** Written instruction **
For the entries below, copy exactly the line that contains "Rebuild this chart" through the line that contains "plt.rcParams['font.family'] = ['Liberation", both ends included, and exclude all pictures.

** Given data **
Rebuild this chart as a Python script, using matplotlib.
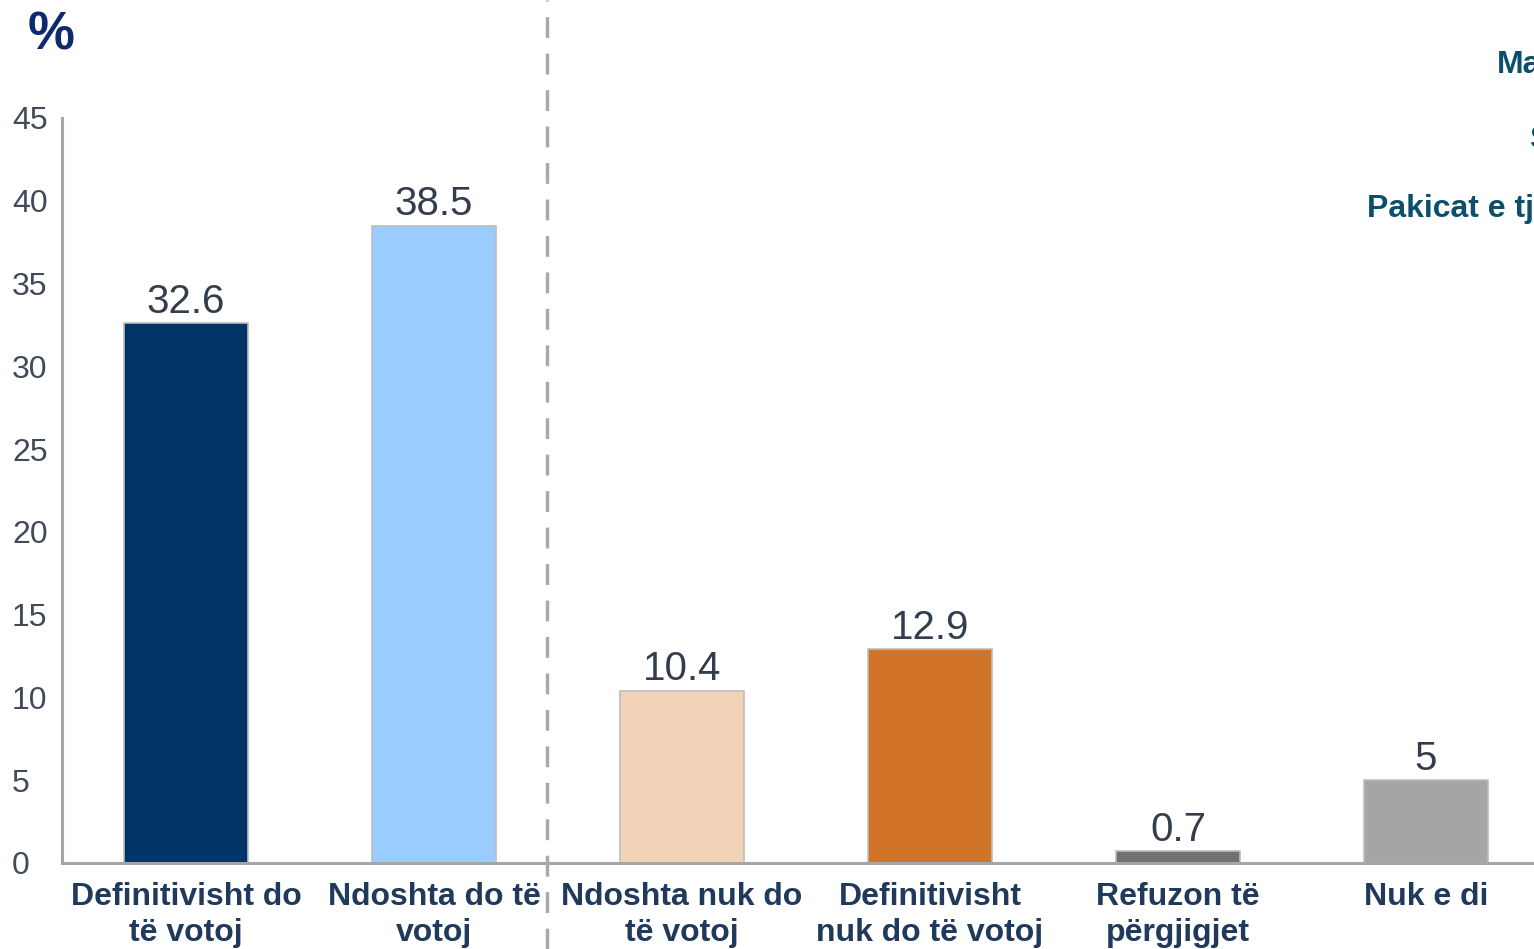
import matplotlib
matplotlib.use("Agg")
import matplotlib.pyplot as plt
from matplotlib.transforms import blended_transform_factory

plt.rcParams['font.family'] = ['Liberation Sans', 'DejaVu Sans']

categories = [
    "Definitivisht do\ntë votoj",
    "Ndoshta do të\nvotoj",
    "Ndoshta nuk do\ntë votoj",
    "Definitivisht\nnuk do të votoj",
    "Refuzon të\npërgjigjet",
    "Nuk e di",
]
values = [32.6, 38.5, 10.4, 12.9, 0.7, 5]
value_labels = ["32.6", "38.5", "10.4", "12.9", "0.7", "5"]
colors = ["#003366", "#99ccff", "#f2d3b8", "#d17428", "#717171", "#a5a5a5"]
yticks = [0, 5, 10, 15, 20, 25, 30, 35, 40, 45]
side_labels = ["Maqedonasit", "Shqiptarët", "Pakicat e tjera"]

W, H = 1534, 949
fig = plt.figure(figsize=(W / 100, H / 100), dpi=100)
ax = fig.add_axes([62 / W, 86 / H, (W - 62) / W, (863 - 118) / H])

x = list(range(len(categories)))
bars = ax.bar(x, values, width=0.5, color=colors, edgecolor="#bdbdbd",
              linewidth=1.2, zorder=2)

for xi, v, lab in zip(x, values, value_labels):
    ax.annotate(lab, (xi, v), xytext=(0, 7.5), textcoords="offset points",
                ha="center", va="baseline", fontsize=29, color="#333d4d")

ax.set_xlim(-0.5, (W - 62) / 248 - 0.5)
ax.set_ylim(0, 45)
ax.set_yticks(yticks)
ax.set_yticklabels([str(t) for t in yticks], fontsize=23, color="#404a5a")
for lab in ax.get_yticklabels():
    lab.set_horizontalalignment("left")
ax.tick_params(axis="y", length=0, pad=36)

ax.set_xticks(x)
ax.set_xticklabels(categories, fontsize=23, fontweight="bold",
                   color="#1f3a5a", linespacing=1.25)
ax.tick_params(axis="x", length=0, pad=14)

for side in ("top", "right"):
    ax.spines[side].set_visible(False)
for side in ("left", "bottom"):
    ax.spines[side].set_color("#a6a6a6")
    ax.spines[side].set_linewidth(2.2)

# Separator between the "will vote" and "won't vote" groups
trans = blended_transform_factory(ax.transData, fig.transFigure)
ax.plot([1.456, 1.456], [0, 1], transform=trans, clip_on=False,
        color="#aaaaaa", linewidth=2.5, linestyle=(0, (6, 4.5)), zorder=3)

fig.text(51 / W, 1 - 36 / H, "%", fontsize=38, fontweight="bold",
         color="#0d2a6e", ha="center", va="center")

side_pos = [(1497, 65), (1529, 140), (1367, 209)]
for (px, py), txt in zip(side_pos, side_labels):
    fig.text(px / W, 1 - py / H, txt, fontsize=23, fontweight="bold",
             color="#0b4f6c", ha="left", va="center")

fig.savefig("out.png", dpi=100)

==

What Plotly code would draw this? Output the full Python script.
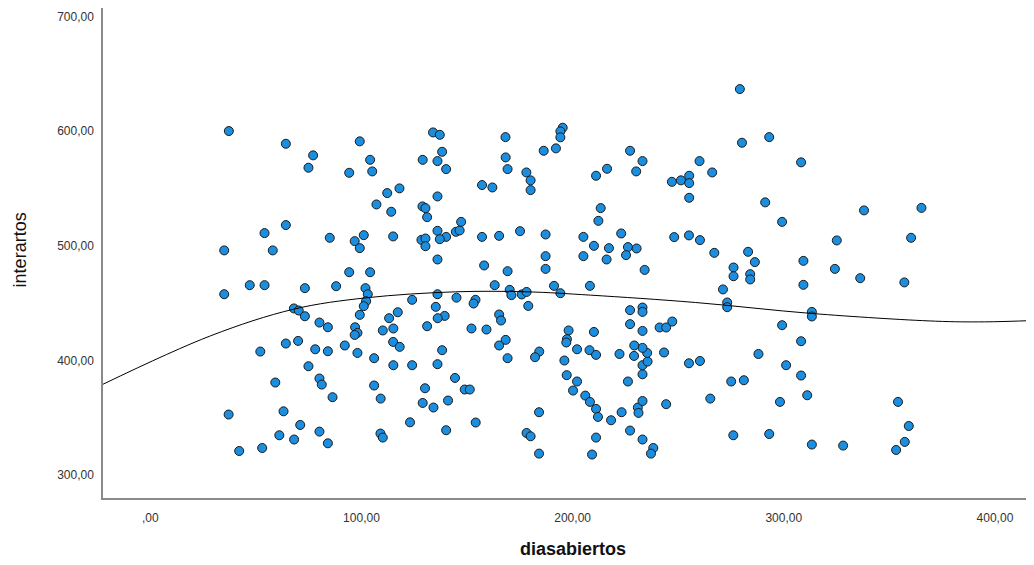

* * *

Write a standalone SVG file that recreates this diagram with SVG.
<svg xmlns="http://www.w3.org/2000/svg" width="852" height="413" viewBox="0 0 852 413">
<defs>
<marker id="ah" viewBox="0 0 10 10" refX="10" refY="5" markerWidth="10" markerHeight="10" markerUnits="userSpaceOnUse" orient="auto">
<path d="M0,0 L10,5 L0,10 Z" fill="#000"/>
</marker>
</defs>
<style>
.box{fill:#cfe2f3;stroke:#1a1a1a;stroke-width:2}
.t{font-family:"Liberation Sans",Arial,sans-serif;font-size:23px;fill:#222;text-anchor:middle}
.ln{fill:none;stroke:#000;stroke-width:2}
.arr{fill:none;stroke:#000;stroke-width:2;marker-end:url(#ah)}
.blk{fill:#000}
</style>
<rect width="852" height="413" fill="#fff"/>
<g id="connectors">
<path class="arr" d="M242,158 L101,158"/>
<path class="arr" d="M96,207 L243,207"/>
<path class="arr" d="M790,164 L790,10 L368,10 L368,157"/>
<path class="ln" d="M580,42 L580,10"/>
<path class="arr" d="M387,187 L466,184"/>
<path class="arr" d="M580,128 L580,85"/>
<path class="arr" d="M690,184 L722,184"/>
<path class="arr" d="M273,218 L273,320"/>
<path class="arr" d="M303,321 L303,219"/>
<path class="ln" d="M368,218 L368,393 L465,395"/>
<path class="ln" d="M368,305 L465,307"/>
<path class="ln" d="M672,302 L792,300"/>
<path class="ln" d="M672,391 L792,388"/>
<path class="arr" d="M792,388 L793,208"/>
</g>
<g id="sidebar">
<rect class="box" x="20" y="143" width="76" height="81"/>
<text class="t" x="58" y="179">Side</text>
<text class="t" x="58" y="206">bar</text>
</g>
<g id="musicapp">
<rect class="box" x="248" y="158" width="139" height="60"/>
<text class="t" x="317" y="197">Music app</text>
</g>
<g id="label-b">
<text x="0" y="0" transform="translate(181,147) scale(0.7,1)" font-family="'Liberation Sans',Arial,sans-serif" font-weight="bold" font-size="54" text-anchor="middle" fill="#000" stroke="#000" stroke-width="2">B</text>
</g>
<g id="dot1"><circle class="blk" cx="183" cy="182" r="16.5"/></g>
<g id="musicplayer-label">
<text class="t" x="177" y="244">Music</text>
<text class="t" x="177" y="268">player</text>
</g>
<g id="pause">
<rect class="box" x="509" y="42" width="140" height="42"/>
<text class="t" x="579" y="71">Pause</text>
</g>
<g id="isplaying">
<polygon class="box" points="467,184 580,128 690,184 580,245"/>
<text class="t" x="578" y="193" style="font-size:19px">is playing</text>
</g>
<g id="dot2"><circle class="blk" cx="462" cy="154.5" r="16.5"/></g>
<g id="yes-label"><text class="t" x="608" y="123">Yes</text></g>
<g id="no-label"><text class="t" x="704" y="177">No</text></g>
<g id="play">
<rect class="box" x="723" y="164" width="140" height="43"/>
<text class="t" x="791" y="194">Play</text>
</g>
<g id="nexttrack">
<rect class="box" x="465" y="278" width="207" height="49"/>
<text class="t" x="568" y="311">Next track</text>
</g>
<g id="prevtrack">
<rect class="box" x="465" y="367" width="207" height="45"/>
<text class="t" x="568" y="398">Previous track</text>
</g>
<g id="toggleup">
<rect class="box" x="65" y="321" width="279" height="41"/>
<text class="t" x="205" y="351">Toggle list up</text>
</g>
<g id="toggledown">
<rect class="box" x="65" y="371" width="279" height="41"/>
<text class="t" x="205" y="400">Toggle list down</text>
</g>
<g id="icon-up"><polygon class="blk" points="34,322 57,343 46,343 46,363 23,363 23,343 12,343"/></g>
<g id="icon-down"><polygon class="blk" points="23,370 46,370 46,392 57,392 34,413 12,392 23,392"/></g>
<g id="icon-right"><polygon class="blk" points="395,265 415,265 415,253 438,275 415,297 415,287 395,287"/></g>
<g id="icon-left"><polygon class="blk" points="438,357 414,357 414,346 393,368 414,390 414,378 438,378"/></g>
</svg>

** Correct answer **
Rebuild this chart as a Python script, using matplotlib.
import matplotlib
matplotlib.use("Agg")
import matplotlib.pyplot as plt
from matplotlib.transforms import blended_transform_factory

plt.rcParams['font.family'] = ['Liberation Sans', 'DejaVu Sans']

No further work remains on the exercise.